İşin Aslı , Judit ve Sonrası ‘ aşkı, evliliği ve toplumsal sınıf farklarını, aynı olayın üç farklı bakış açısından anlatan çarpıcı bir roman. Her bölümde bir başka karakterin gözünden, görünüşte sıradan ama derinlikli bir hikâyenin iç yüzü ortaya konuyor.
İlk bölümde, Ilona’nın perspektifinden dışarıdan kusursuz görünen bir evliliğin içindeki sessiz çatışmalar ve duygusal eksiklikler işleniyor. Okur, ev içindeki görünmeyen çatlakları, Ilona’nın iç sesiyle keşfediyor.
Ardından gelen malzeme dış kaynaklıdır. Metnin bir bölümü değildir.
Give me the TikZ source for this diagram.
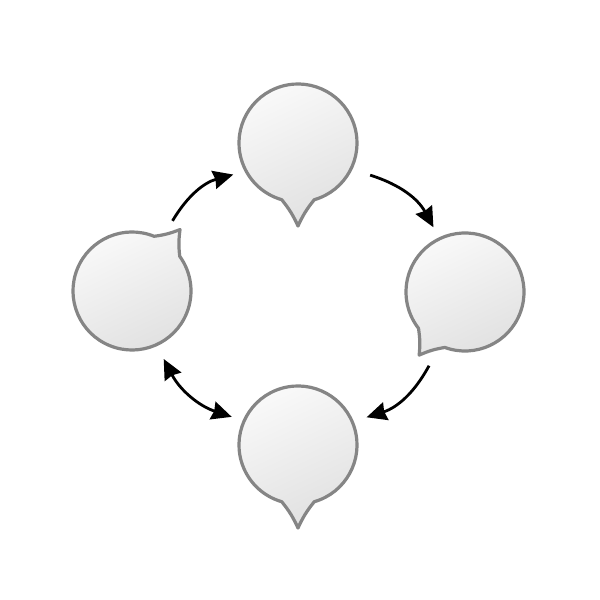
\documentclass[tikz,border=0pt]{standalone}
\usepackage{tikz}
\usetikzlibrary{arrows.meta}
\usetikzlibrary{calc}
\newcommand{\bubble}[4]{\node[hole] (#1) at (#2) {};
\draw[bub] ([shift={(#3+16:59)}]#1.center) arc[start angle=#3+16, end angle=#3+344, radius=59]
  to[bend left=7] ([shift={(#3:#4)}]#1.center) to[bend left=7] cycle;}

\begin{document}
\begin{tikzpicture}[x=0.025cm,y=0.025cm,>={Stealth[length=5mm,width=4.6mm,inset=0.4mm]},
  hole/.style={circle,minimum size=2.95cm,inner sep=0pt,outer sep=0pt},
  bub/.style={draw=black!48,line width=0.8mm,line join=round,top color=gray!4,bottom color=gray!24,shading angle=25},
  arr/.style={line width=0.7mm}]
\fill[white](0,0)rectangle(600,600);
\bubble{top}{298,457}{270}{83}
\bubble{bottom}{298,155}{270}{83}
\bubble{left}{132,309}{52}{78}
\bubble{right}{465,308}{234}{78}
\draw[->,arr]([shift={(60:81)}]left.center)to[bend left=22]([shift={(206:72)}]top.center);
\draw[->,arr]([shift={(-24:79)}]top.center)to[bend left=22]([shift={(116:72)}]right.center);
\draw[->,arr]([shift={(244:82)}]right.center)to[bend left=22]([shift={(22:74)}]bottom.center);
\draw[<->,arr]([shift={(295:75)}]left.center)to[bend right=22]([shift={(157:72)}]bottom.center);
\end{tikzpicture}
\end{document}
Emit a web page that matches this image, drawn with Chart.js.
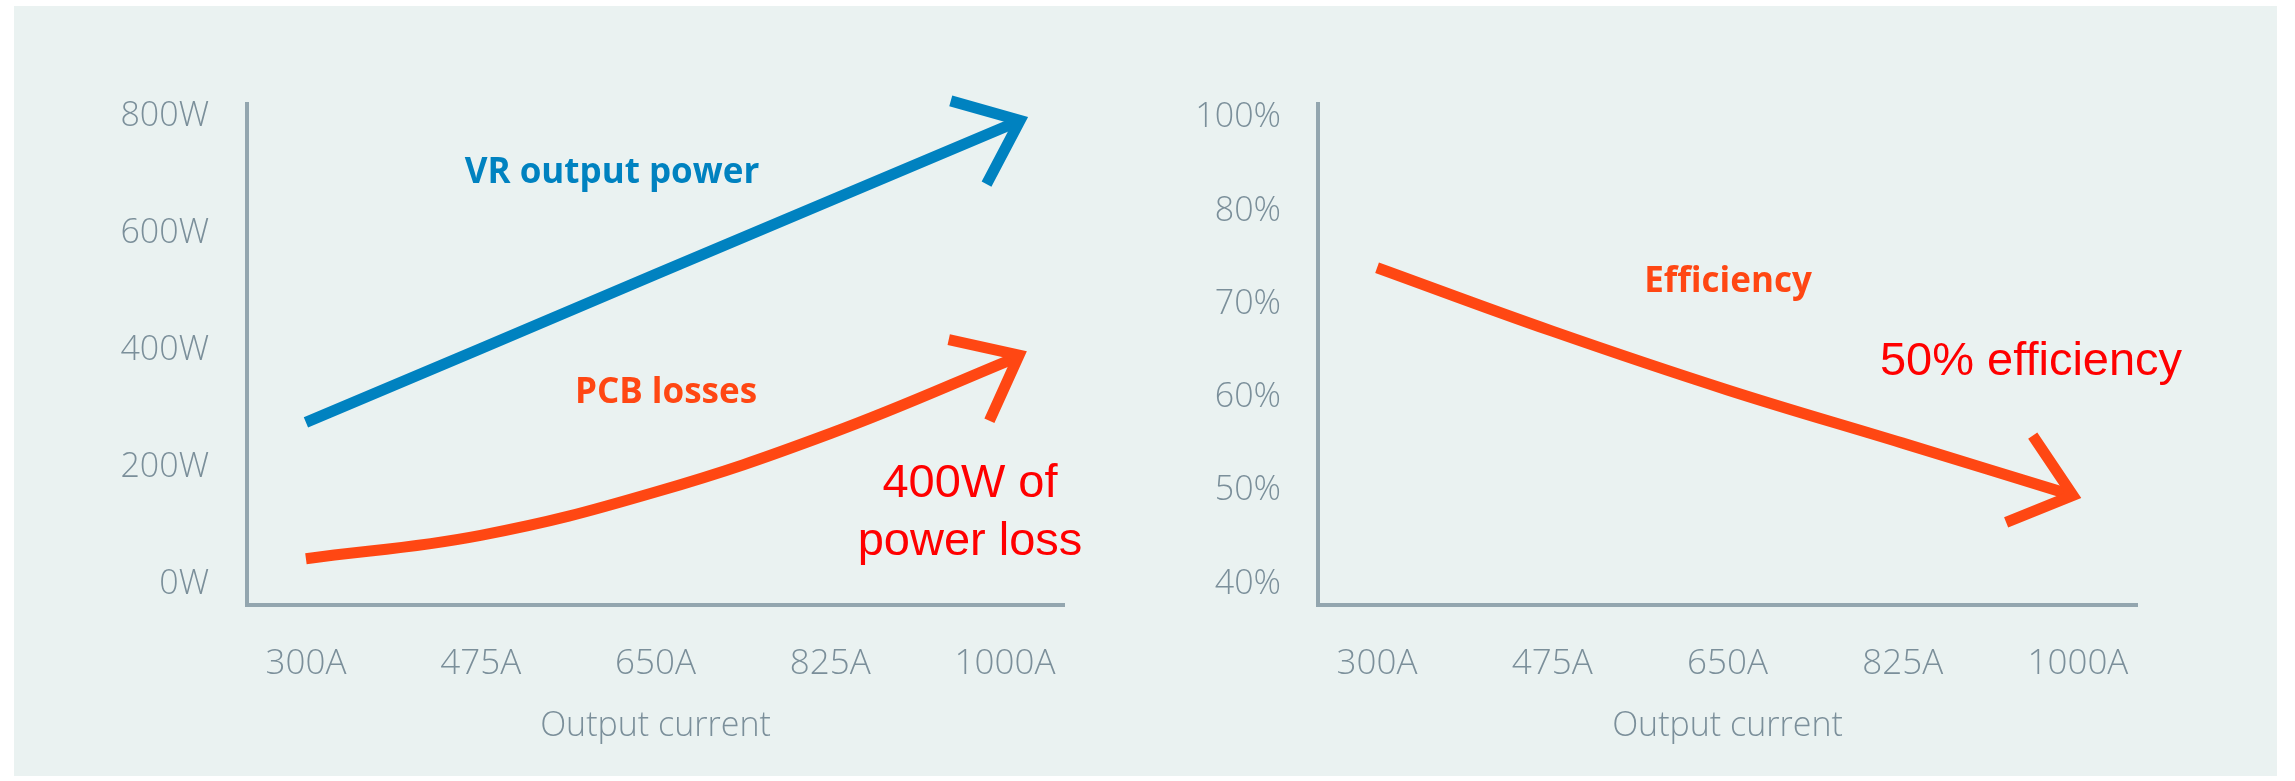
<!DOCTYPE html>
<html>
<head>
  <meta charset="UTF-8" />
  <title>VR output power vs PCB losses</title>
  <script src="https://cdn.jsdelivr.net/npm/chart.js"></script>
  <style>
    body { margin: 0; background: #ffffff; width: 2295px; height: 781px; position: relative; overflow: hidden; }
    .panel { position: absolute; left: 14px; top: 6px; width: 2263px; height: 770px; background: #eaf2f1; }
    canvas { position: absolute; top: 0; }
    #powerChart { left: 0; }
    #effChart { left: 1150px; }
  </style>
</head>
<body>
  <div class="panel"></div>
  <canvas id="powerChart" width="1150" height="781" style="width:1150px;height:781px"></canvas>
  <canvas id="effChart" width="1145" height="781" style="width:1145px;height:781px"></canvas>

  <script>
    // tick values
    const currentTicks = [300, 475, 650, 825, 1000];
    const powerTicks = [0, 200, 400, 600, 800];
    const effTicks = [40, 50, 60, 70, 80, 90];
    const effTickLabels = ['40%', '50%', '60%', '70%', '80%', '100%'];

    // series (last point = arrow tip)
    const vrCurrent = [300, 475, 650, 825, 1000, 1015];
    const vrPower = [277, 403, 530, 656, 782, 793];
    const pcbCurrent = [300, 475, 650, 825, 1000, 1014];
    const pcbLoss = [44, 84, 158, 258, 380, 392];
    const effCurrent = [300, 475, 650, 825, 995];
    const efficiency = [73.9, 67.1, 60.8, 55.1, 49.5];

    const GREY = '#7b8f9a';
    const AXIS = '#93a6af';
    const BLUE = '#0082c0';
    const ORANGE = '#ff4713';

    const pairs = (xs, ys) => xs.map((x, i) => ({ x: x, y: ys[i] }));

    // arrow head at the end of every line
    const arrowHeads = {
      id: 'arrowHeads',
      afterDatasetsDraw(chart) {
        const ctx = chart.ctx;
        const L = 72, A = 39 * Math.PI / 180;
        chart.data.datasets.forEach((ds, i) => {
          const pts = chart.getDatasetMeta(i).data;
          const p = pts[pts.length - 1];
          let q = pts[pts.length - 2];
          if (p.cp1x !== undefined && Math.hypot(p.cp1x - p.x, p.cp1y - p.y) > 1) q = { x: p.cp1x, y: p.cp1y };
          const ang = Math.atan2(p.y - q.y, p.x - q.x);
          ctx.save();
          ctx.strokeStyle = ds.borderColor;
          ctx.lineWidth = ds.borderWidth;
          ctx.lineJoin = 'miter';
          ctx.lineCap = 'butt';
          ctx.beginPath();
          ctx.moveTo(p.x - L * Math.cos(ang - A), p.y - L * Math.sin(ang - A));
          ctx.lineTo(p.x, p.y);
          ctx.lineTo(p.x - L * Math.cos(ang + A), p.y - L * Math.sin(ang + A));
          ctx.stroke();
          ctx.restore();
        });
      }
    };

    // free text labels
    const notes = {
      id: 'notes',
      afterDraw(chart, args, opts) {
        const ctx = chart.ctx;
        (opts.items || []).forEach(n => {
          ctx.save();
          ctx.font = n.font;
          ctx.fillStyle = n.color;
          ctx.textAlign = 'center';
          ctx.textBaseline = 'alphabetic';
          ctx.fillText(n.text, n.x, n.y);
          ctx.restore();
        });
      }
    };

    const xScale = () => ({
      type: 'linear',
      min: 241,
      max: 1059,
      grid: { display: false },
      border: { display: true, color: AXIS, width: 4 },
      afterBuildTicks: s => { s.ticks = currentTicks.map(v => ({ value: v })); },
      afterFit: s => { s.height = 176; },
      ticks: {
        color: GREY,
        padding: 30,
        maxRotation: 0,
        font: { family: 'Open Sans', size: 35, weight: 300 },
        callback: v => v + 'A'
      },
      title: {
        display: true,
        text: 'Output current',
        color: GREY,
        padding: { top: 0, bottom: 34 },
        font: { family: 'Open Sans', size: 34, weight: 300 }
      }
    });

    const lineStyle = (color) => ({
      borderColor: color,
      borderWidth: 11,
      borderCapStyle: 'butt',
      pointRadius: 0,
      fill: false
    });

    const BOLD = 'bold 35px "Open Sans"';
    const RED_TXT = '47px "Liberation Sans", Arial';

    new Chart(document.getElementById('powerChart'), {
      type: 'line',
      data: {
        datasets: [
          Object.assign({ label: 'VR output power', data: pairs(vrCurrent, vrPower), tension: 0 }, lineStyle(BLUE)),
          Object.assign({ label: 'PCB losses', data: pairs(pcbCurrent, pcbLoss), tension: 0.4 }, lineStyle(ORANGE))
        ]
      },
      options: {
        responsive: false,
        animation: false,
        devicePixelRatio: 1,
        layout: { padding: { top: 104, right: 86, left: 0, bottom: 0 } },
        plugins: {
          legend: { display: false },
          tooltip: { enabled: false },
          notes: {
            items: [
              { text: 'VR output power', x: 612, y: 183, font: BOLD, color: BLUE },
              { text: 'PCB losses', x: 666, y: 403, font: BOLD, color: ORANGE },
              { text: '400W of', x: 970, y: 497, font: RED_TXT, color: '#ff0000' },
              { text: 'power loss', x: 970, y: 555, font: RED_TXT, color: '#ff0000' }
            ]
          }
        },
        scales: {
          x: xScale(),
          y: {
            min: -35,
            max: 821,
            grid: { display: false },
            border: { display: true, color: AXIS, width: 4 },
            afterBuildTicks: s => { s.ticks = powerTicks.map(v => ({ value: v })); },
            afterFit: s => { s.width = 247; },
            ticks: {
              color: GREY,
              padding: 30,
              font: { family: 'Open Sans', size: 34, weight: 300 },
              callback: v => v + 'W'
            }
          }
        }
      },
      plugins: [arrowHeads, notes]
    });

    new Chart(document.getElementById('effChart'), {
      type: 'line',
      data: {
        datasets: [
          Object.assign({ label: 'Efficiency', data: pairs(effCurrent, efficiency), tension: 0.4 }, lineStyle(ORANGE))
        ]
      },
      options: {
        responsive: false,
        animation: false,
        devicePixelRatio: 1,
        layout: { padding: { top: 104, right: 158, left: 0, bottom: 0 } },
        plugins: {
          legend: { display: false },
          tooltip: { enabled: false },
          notes: {
            items: [
              { text: 'Efficiency', x: 578, y: 292, font: BOLD, color: ORANGE },
              { text: '50% efficiency', x: 881, y: 375, font: RED_TXT, color: '#ff0000' }
            ]
          }
        },
        scales: {
          x: xScale(),
          y: {
            min: 37.75,
            max: 91.45,
            grid: { display: false },
            border: { display: true, color: AXIS, width: 4 },
            afterBuildTicks: s => { s.ticks = effTicks.map(v => ({ value: v })); },
            afterFit: s => { s.width = 168; },
            ticks: {
              color: GREY,
              padding: 29,
              font: { family: 'Open Sans', size: 34, weight: 300 },
              callback: v => effTickLabels[effTicks.indexOf(v)]
            }
          }
        }
      },
      plugins: [arrowHeads, notes]
    });
  </script>
</body>
</html>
İkinci bölümde, Peter aracılığıyla burjuva hayatının tekdüzeliği ve bireysel sıkışmışlık duygusu aktarılıyor. Peter, kimlik arayışı, özgürlük ihtiyacı ve toplumsal roller üzerine sorgulamalarla romanın felsefi katmanını temsil ediyor.
Son bölümdeyse Judit’in dünyasına adım atıyoruz. Yoksulluktan zenginliğe geçişin yarattığı içsel boşluk, geçmişle hesaplaşma ve toplumsal beklentilerle mücadele temaları öne çıkıyor. Savaşın ruhunda açtığı yaralarla, Judit hem kendini hem de hayata olan inancını yeniden tanımlamaya çalışıyor.
Roman, kadın ya da erkek fark etmeksizin okura, karakterlerden birinde kendini bulma fırsatı sunuyor.